Naum Gabo

(1890-1977)
Naum Gabo, born Naum Pevsner in Briansk, Russia, was a pioneer of the Constructivist movement and one of the most important and influential sculptors of the twentieth century.


Gabo trained in Munich as a scientist and engineer before making his first constructions while living in Oslo in 1915 under the name Naum Gabo, a name he took to distinguish himself from his brother Antoine Pevsner. From 1917 - 1922 he lived in Moscow where he worked with Wassily Kandinsky, Kazimir Malevich and Vladimir Tatlin. After moving to Paris in the 1920s, he moved to London in 1933, where he worked with Ben Nicholson. Together they edited the manifesto 'Circle' in 1937. He went to St. Ives with Nicholson during the war, and then emigrated to America, where he spent the rest of his life.
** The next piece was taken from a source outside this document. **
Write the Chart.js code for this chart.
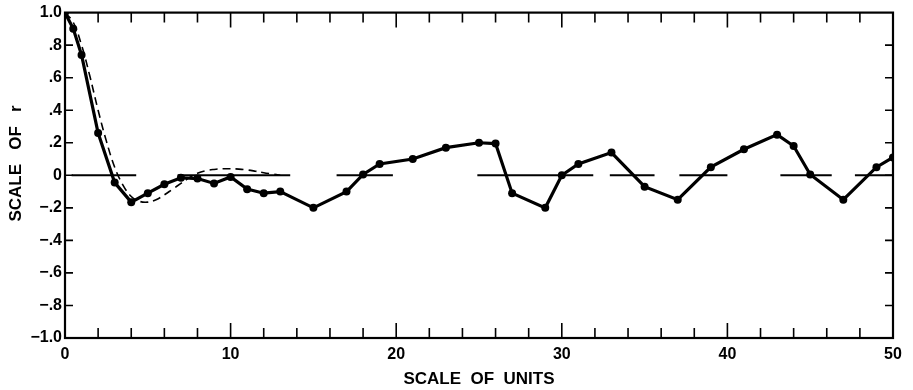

Naum Gabo has been involved in exhibitions at major institutions worldwide, including a traveling retrospective at the Dallas Museum of Art; Art Gallery of Toronto; Solomon R. Guggenheim Museum, New York; Akademie der Künste, Berlin; Kunstsammling Nordrhein-Westfalen, Düsseldorf; and Tate Gallery, London (1985-87). Other retrospectives include those held at Nasjonalgalleriet, Oslo (1971); Nationalgalerie, Berlin (1971); Musée national d'art moderne, Paris (1972); Albright-Knox Gallery, Buffalo, New York (1968); and Stedelijk Museum, Amsterdam (1965).